Interest rates as signs of the future.
Switzerland recently started charging its customers interest on their deposits, and it's the only instance of doing this I feel I understand. The Swiss are after all surrounded by countries which might devalue their currency, and in the past have sometimes even expropriated the funds. So, many of these potential victims are tempted to deposit money abroad to keep their own governments from grabbing it, to the point where the ability of Swiss banks to make loans is swamped with too much money. They can't use more money, thank you, and will charge you for the security of hiding money in safety. After all, every bank charges customers for using its deposit boxes purely for safe-keeping.
And the Swedes and Germans are almost in the same position. Having been victims of their own governments once, they want to retain strong currencies, no matter what, and it has proved to be a good stance to take. They have seen too many spendthrift aristocrats get out of a Rolls Royce in order to file bankruptcy proceedings. Money floods in to take advantage of safety, and the Germanic governments can thus pay lower rates to borrow for themselves,(just as long as they don't borrow too much.) Some may remember the episode when John McCain was running for President and rushed home to assure the party bigwigs he had no plans to borrow big amounts. The whole situation reduces itself to governments having a lot of unused credit if they don't borrow, and having high-interest costs if they do. That's also why there was such an uproar when Bush 41 raised taxes in spite of his promises--he was apparently going to weaken the currency, that way. Technically, it reduces itself to finding the "sweet spot" for interest rates, which will vary depending on what your neighbors do. That's how Germanic people see things.
Southern Europe, and for that matter the rest of the world, sees a different reality. To them, you must "spend money to make money", and if your thrifty neighbors will loan it to you, it benefits both, (if the interest rate is right.) You can buy infrastructure, foreign manufacture, and prosperity. With a little luck and acumen, your trade, industry, and standard of living will prosper. Unfortunately, this ultimately leads to overcapacity, which undermines prices and prosperity, raises interest rates, and leads to a crash. At that point, it is thrifty Germanic types who get to buy things cheaply with their strong currency. Back and forth; this is the business cycle, and it has happened many times. The duration of the recession between cycles will depend on the amount of overcapacity which has developed. The duration of a recession might, therefore, be shortened by printing money to assist consumption, but diluting your store of credit is not the same as increasing it. Increasing your credit by increasing your wealth is quite different, but borrowing conceals whether you are truly wealthy or not. A history of repaying your debts is what banks depend on, not the size of your car or apartment.

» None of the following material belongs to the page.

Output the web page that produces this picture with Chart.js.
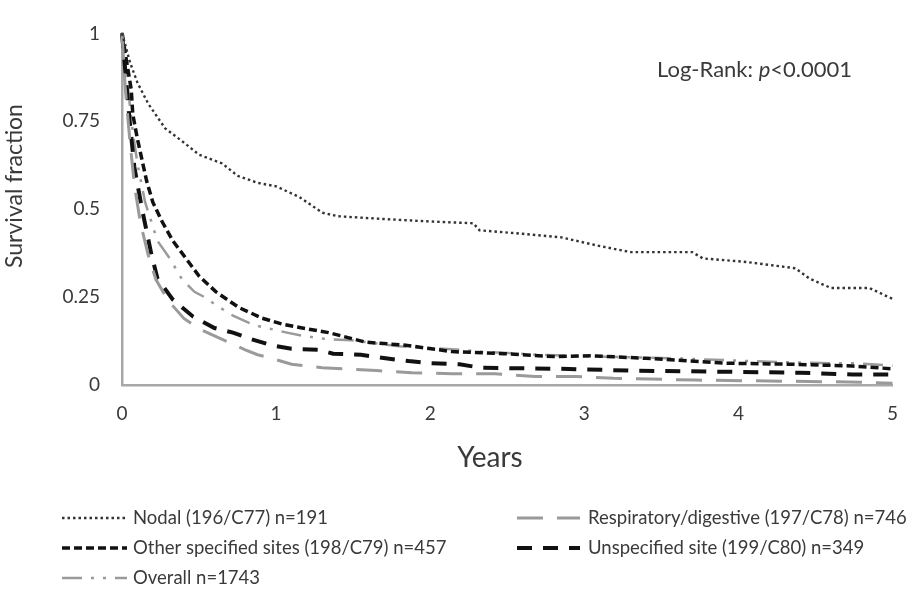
<!DOCTYPE html>
<html>
<head>
<meta charset="utf-8">
<script src="https://cdn.jsdelivr.net/npm/chart.js@4/dist/chart.umd.min.js"></script>
<style>
  html, body { margin: 0; padding: 0; background: #fff; }
  #wrap { width: 915px; height: 593px; }
</style>
</head>
<body>
<div id="wrap"><canvas id="c" width="915" height="593"></canvas></div>
<script>
// ---- data (years, survival fraction) ----
const nodalT = [0, 0.02, 0.05, 0.1, 0.17, 0.28, 0.4, 0.5, 0.65, 0.75, 0.88, 1.0, 1.15, 1.3, 1.4, 1.7, 2.0, 2.28, 2.32, 2.6, 2.85, 3.08, 3.3, 3.7, 3.77, 4.05, 4.37, 4.46, 4.6, 4.85, 4.97, 5.0];
const nodalS = [1.0, 0.97, 0.92, 0.86, 0.80, 0.73, 0.69, 0.655, 0.63, 0.595, 0.575, 0.565, 0.535, 0.49, 0.48, 0.472, 0.465, 0.46, 0.44, 0.43, 0.42, 0.397, 0.378, 0.378, 0.36, 0.35, 0.332, 0.303, 0.276, 0.276, 0.251, 0.245];

const respT = [0, 0.02, 0.05, 0.08, 0.12, 0.17, 0.22, 0.3, 0.4, 0.5, 0.6, 0.7, 0.8, 0.88, 0.97, 1.1, 1.3, 1.45, 1.65, 1.88, 2.14, 2.42, 2.68, 2.95, 3.19, 3.73, 4.8, 5.0];
const respS = [1.0, 0.85, 0.70, 0.57, 0.46, 0.37, 0.30, 0.24, 0.19, 0.16, 0.14, 0.12, 0.10, 0.086, 0.076, 0.059, 0.049, 0.046, 0.041, 0.035, 0.032, 0.032, 0.024, 0.024, 0.019, 0.014, 0.008, 0.005];

const otherT = [0, 0.03, 0.06, 0.07, 0.1, 0.13, 0.16, 0.2, 0.26, 0.33, 0.42, 0.5, 0.61, 0.76, 0.91, 1.05, 1.17, 1.34, 1.58, 1.84, 2.14, 2.48, 2.8, 3.05, 3.4, 3.92, 4.35, 4.74, 5.0];
const otherS = [1.0, 0.92, 0.84, 0.77, 0.70, 0.64, 0.58, 0.52, 0.465, 0.41, 0.357, 0.31, 0.265, 0.22, 0.19, 0.172, 0.162, 0.149, 0.122, 0.113, 0.095, 0.089, 0.081, 0.083, 0.076, 0.062, 0.059, 0.054, 0.046];

const unspecT = [0, 0.02, 0.05, 0.08, 0.13, 0.19, 0.23, 0.33, 0.46, 0.6, 0.72, 0.84, 0.97, 1.1, 1.28, 1.37, 1.55, 1.71, 1.86, 2.0, 2.19, 2.33, 2.85, 3.3, 4.4, 4.74, 5.0];
const unspecS = [1.0, 0.90, 0.75, 0.62, 0.50, 0.373, 0.303, 0.243, 0.195, 0.162, 0.149, 0.13, 0.113, 0.103, 0.10, 0.089, 0.086, 0.076, 0.068, 0.062, 0.059, 0.049, 0.046, 0.041, 0.035, 0.030, 0.030];

const overallT = [0, 0.03, 0.07, 0.1, 0.15, 0.23, 0.31, 0.39, 0.47, 0.54, 0.6, 0.72, 0.86, 0.94, 1.07, 1.17, 1.34, 1.49, 1.8, 2.2, 2.33, 2.7, 3.0, 3.6, 3.77, 4.2, 4.6, 4.74, 5.0];
const overallS = [1.0, 0.88, 0.72, 0.63, 0.52, 0.41, 0.36, 0.30, 0.265, 0.249, 0.23, 0.197, 0.17, 0.162, 0.149, 0.14, 0.13, 0.127, 0.11, 0.10, 0.095, 0.086, 0.082, 0.076, 0.073, 0.066, 0.062, 0.062, 0.055];

const seriesLabels = [
  'Nodal (196/C77) n=191',
  'Respiratory/digestive (197/C78) n=746',
  'Other specified sites (198/C79) n=457',
  'Unspecified site (199/C80) n=349',
  'Overall n=1743'
];
const xTicks = [0, 1, 2, 3, 4, 5];
const yTicks = [0, 0.25, 0.5, 0.75, 1];
const xTitle = 'Years';
const yTitle = 'Survival fraction';
const annotationText = ['Log-Rank: ', 'p', '<0.0001'];

function pts(t, s) { return t.map((v, i) => ({ x: v, y: s[i] })); }

const FONT = 'Lato, "Open Sans", "Liberation Sans", sans-serif';
const TEXT = '#3a3a3a';

const datasets = [
  { label: seriesLabels[0], data: pts(nodalT, nodalS), borderColor: '#333333', borderWidth: 2.4, borderDash: [2.5, 3] },
  { label: seriesLabels[1], data: pts(respT, respS), borderColor: '#9a9a9a', borderWidth: 3, borderDash: [26, 14] },
  { label: seriesLabels[2], data: pts(otherT, otherS), borderColor: '#111111', borderWidth: 3.5, borderDash: [8, 4] },
  { label: seriesLabels[3], data: pts(unspecT, unspecS), borderColor: '#111111', borderWidth: 4, borderDash: [15, 11] },
  { label: seriesLabels[4], data: pts(overallT, overallS), borderColor: '#9a9a9a', borderWidth: 2.5, borderDash: [20, 9, 3, 9, 3, 9] }
].map(d => Object.assign(d, { pointRadius: 0, tension: 0, fill: false, clip: false, borderCapStyle: 'butt' }));

// legend slots: [datasetIndex, column, row]
const legendSlots = [[0, 0, 0], [2, 0, 1], [4, 0, 2], [1, 1, 0], [3, 1, 1]];

const customText = {
  id: 'customText',
  afterDraw(chart) {
    const ctx = chart.ctx;
    const cols = [{ x0: 62, x1: 127, tx: 133 }, { x0: 517, x1: 580, tx: 588 }];
    const rows = [518, 548, 578];
    ctx.save();
    legendSlots.forEach(([di, c, r]) => {
      const ds = chart.data.datasets[di];
      const col = cols[c], y = rows[r];
      ctx.beginPath();
      ctx.strokeStyle = ds.borderColor;
      ctx.lineWidth = ds.borderWidth;
      ctx.setLineDash(ds.borderDash);
      ctx.moveTo(col.x0, y);
      ctx.lineTo(col.x1, y);
      ctx.stroke();
      ctx.setLineDash([]);
      ctx.fillStyle = TEXT;
      ctx.font = '18.5px ' + FONT;
      ctx.textBaseline = 'middle';
      ctx.textAlign = 'left';
      ctx.fillText(ds.label, col.tx, y);
    });
    // Log-rank annotation
    let x = 657; const y = 70;
    ctx.fillStyle = TEXT;
    ctx.textBaseline = 'middle';
    annotationText.forEach((s, i) => {
      ctx.font = (i === 1 ? 'italic ' : '') + '22px ' + FONT;
      ctx.fillText(s, x, y);
      x += ctx.measureText(s).width;
    });
    // axis titles
    ctx.font = '28px ' + FONT;
    ctx.textAlign = 'center';
    ctx.fillText(xTitle, 490, 458);
    ctx.save();
    ctx.translate(15, 186);
    ctx.rotate(-Math.PI / 2);
    ctx.font = '23px ' + FONT;
    ctx.fillText(yTitle, 0, 0);
    ctx.restore();
    ctx.restore();
  }
};

new Chart(document.getElementById('c'), {
  type: 'line',
  data: { datasets },
  options: {
    responsive: false,
    animation: false,
    events: [],
    layout: { padding: { left: 0, right: 20, top: 15, bottom: 113 } },
    plugins: { legend: { display: false }, tooltip: { enabled: false } },
    scales: {
      x: {
        type: 'linear', min: 0, max: 5,
        afterBuildTicks: s => { s.ticks = xTicks.map(v => ({ value: v })); },
        afterFit: s => { s.height = 95; },
        grid: { display: false, drawTicks: false },
        border: { display: true, color: '#a8a8a8', width: 2.5 },
        ticks: { padding: 17, color: TEXT, font: { family: FONT, size: 19 } },
        title: { display: false }
      },
      y: {
        type: 'linear', min: 0, max: 1,
        afterBuildTicks: s => { s.ticks = yTicks.map(v => ({ value: v })); },
        afterFit: s => { s.width = 122; },
        grid: { display: false, drawTicks: false },
        border: { display: true, color: '#a8a8a8', width: 2.5 },
        ticks: { padding: 22, color: TEXT, font: { family: FONT, size: 19 }, callback: v => String(v) },
        title: { display: false }
      }
    }
  },
  plugins: [customText]
});
</script>
</body>
</html>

There can be less obvious, even obscure, causes of negative interest rates. It is supposed the promised ending of low-interest rates by the Federal Reserve will make banks hesitate to loan money, sensing an opportunity to charge higher rates later. Adherents of this theory are urging that rates be raised as soon as possible.
Others blame the Obama administration, who obviously enjoy borrowing large sums at low rates. The Fed is supposedly independent of such pressures, but the incentive is undeniable.
Still, others feel it is unnecessary to look at specific levels. If inflation is approaching, the prospect of higher future rates has the same dampening effect on present loaning incentives, and ultimately the same effect on collapsing the stimulus.
And others (primarily borrowers) seek joy in lower rates at all times, the lower the better. It represents a chilling prospect to lenders, for anyone to talk about negative eight percent, or even ten. But it suggests faster transaction speeds and electronic gadgets to replace paper money. Part of the cause of the collapse of Lehman Brothers was the increased float in world currency occasioned by globalization, breaking single big transactions into many smaller ones. The current estimate is there is American currency in circulation in the world, amounting to $4000 per living American. And how much of that is created by illicit drug trading and other crimes, is anyone's guess. The underworld isn't interested in gadgets which record transactions, such as several variants of bitcoin do.
All in all, it will be intensely interesting to see what happens to negative interest rates, once the Fed does start to raise them. If they are only a passing fad, it doesn't matter.